_EXERCISE DESCRIPTION_: Your copy should hold exactly the lines from the one containing "Give me the Plotly source for this chart." to the one containing "fig = go.Figure()", inclusive, with no pictures.
+ + + +
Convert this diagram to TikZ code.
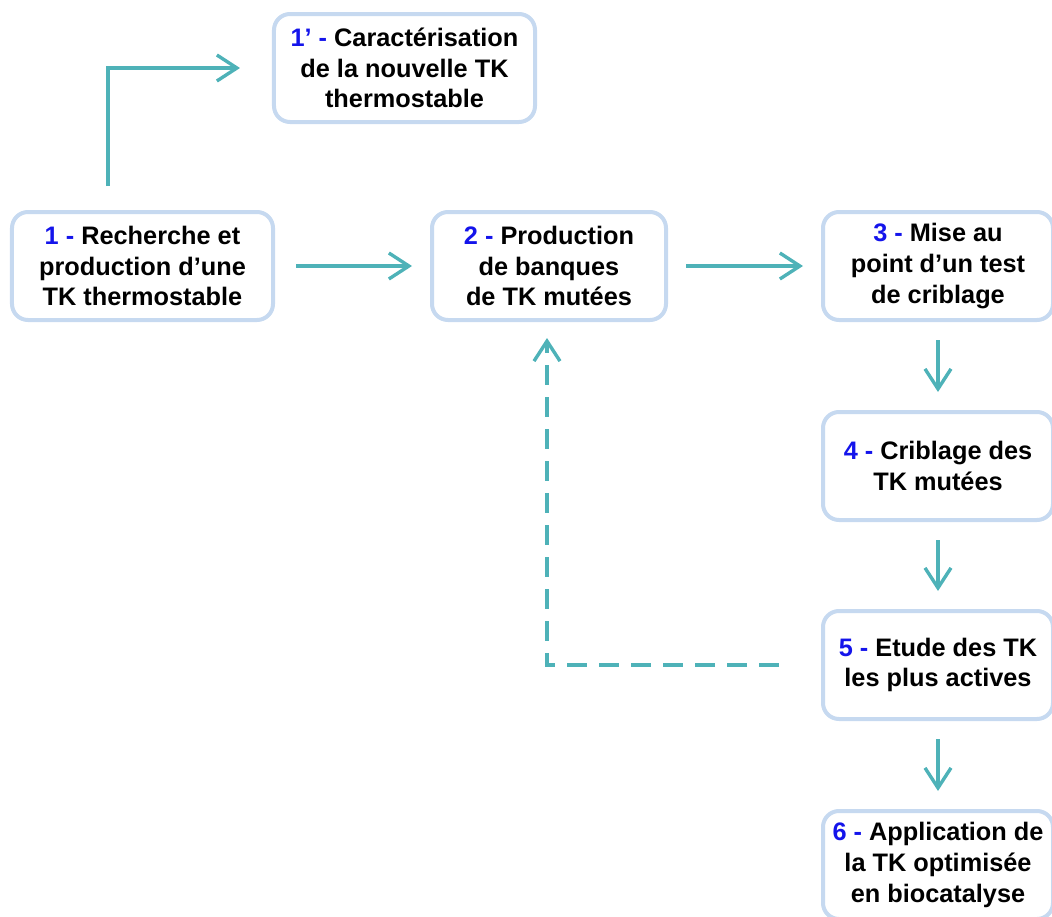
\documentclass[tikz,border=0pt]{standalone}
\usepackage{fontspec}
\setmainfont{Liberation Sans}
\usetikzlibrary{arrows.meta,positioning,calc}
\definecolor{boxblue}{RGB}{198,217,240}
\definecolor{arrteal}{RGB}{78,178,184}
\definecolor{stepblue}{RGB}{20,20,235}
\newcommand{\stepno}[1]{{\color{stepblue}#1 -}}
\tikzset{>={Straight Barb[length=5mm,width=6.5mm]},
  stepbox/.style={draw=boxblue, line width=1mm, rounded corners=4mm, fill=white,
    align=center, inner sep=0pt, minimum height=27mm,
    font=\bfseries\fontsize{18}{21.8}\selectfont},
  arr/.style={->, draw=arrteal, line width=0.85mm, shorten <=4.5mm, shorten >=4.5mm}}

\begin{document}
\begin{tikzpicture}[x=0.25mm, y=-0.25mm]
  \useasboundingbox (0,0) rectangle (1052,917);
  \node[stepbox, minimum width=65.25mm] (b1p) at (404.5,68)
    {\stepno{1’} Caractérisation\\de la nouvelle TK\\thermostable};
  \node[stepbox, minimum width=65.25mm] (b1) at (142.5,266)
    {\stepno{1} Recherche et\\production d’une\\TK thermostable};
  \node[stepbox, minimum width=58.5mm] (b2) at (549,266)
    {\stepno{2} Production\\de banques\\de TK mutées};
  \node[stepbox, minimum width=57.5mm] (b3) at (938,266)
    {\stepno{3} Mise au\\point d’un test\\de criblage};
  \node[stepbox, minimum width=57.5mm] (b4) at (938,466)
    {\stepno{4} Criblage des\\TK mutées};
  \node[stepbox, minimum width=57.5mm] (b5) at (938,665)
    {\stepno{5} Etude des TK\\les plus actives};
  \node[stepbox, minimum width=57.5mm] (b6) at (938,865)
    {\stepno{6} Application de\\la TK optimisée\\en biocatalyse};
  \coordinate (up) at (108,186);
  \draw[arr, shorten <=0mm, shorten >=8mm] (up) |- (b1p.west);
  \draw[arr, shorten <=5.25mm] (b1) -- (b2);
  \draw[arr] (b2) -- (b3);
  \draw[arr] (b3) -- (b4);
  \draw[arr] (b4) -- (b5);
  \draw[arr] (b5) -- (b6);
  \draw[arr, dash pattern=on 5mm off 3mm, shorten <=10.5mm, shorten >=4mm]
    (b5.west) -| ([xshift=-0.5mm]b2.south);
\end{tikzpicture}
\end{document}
+ + + +
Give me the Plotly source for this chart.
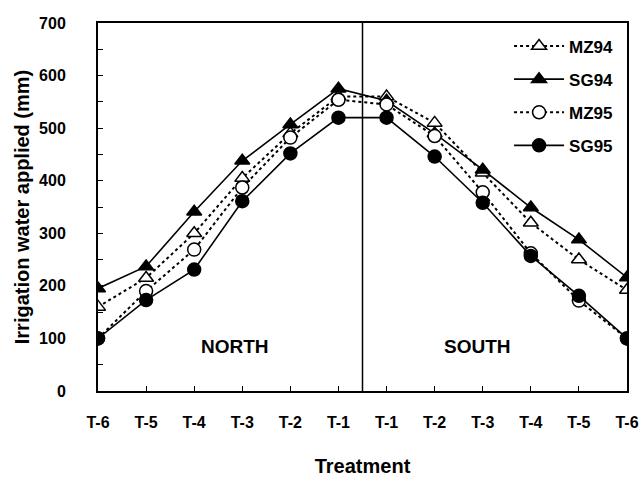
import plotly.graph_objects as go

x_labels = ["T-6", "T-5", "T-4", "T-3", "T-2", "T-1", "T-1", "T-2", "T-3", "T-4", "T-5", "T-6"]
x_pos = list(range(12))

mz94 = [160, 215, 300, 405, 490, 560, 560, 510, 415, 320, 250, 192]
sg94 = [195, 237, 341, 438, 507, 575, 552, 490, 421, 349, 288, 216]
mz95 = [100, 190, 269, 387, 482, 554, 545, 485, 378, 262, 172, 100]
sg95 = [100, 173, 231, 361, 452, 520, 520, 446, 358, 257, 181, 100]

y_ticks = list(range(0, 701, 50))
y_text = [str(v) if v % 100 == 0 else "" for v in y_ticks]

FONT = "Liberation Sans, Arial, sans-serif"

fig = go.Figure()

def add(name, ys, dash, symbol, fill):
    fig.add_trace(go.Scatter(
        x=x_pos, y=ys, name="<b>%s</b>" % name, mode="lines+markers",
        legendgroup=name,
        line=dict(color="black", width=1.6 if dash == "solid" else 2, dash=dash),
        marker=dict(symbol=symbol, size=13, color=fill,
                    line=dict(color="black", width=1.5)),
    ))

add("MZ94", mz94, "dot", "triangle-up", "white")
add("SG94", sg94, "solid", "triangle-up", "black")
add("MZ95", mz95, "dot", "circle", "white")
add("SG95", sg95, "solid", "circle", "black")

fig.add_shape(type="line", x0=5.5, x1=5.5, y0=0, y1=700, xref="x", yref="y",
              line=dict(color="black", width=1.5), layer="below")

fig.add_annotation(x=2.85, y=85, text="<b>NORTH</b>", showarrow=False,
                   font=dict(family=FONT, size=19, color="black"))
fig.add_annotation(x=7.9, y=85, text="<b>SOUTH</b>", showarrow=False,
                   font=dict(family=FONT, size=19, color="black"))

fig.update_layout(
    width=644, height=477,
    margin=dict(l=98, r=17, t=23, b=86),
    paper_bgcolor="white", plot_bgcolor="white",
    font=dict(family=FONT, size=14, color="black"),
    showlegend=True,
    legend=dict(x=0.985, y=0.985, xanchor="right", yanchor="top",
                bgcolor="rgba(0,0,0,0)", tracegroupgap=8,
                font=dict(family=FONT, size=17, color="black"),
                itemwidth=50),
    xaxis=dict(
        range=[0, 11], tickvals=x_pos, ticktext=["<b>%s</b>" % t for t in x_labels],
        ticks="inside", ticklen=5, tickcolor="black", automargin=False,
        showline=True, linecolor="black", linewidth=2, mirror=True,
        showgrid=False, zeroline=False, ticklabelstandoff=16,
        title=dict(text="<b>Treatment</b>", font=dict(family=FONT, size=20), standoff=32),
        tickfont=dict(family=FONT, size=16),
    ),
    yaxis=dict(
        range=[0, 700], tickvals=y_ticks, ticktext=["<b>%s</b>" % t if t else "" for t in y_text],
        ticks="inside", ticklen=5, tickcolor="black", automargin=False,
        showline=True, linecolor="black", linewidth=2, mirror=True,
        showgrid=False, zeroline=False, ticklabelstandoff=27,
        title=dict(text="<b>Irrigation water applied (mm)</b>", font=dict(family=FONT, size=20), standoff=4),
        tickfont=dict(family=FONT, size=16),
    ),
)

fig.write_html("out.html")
+ + + +
_EXERCISE SOLUTION_:
Give me the Plotly source for this chart.
import plotly.graph_objects as go

x_labels = ["T-6", "T-5", "T-4", "T-3", "T-2", "T-1", "T-1", "T-2", "T-3", "T-4", "T-5", "T-6"]
x_pos = list(range(12))

mz94 = [160, 215, 300, 405, 490, 560, 560, 510, 415, 320, 250, 192]
sg94 = [195, 237, 341, 438, 507, 575, 552, 490, 421, 349, 288, 216]
mz95 = [100, 190, 269, 387, 482, 554, 545, 485, 378, 262, 172, 100]
sg95 = [100, 173, 231, 361, 452, 520, 520, 446, 358, 257, 181, 100]

y_ticks = list(range(0, 701, 50))
y_text = [str(v) if v % 100 == 0 else "" for v in y_ticks]

FONT = "Liberation Sans, Arial, sans-serif"

fig = go.Figure()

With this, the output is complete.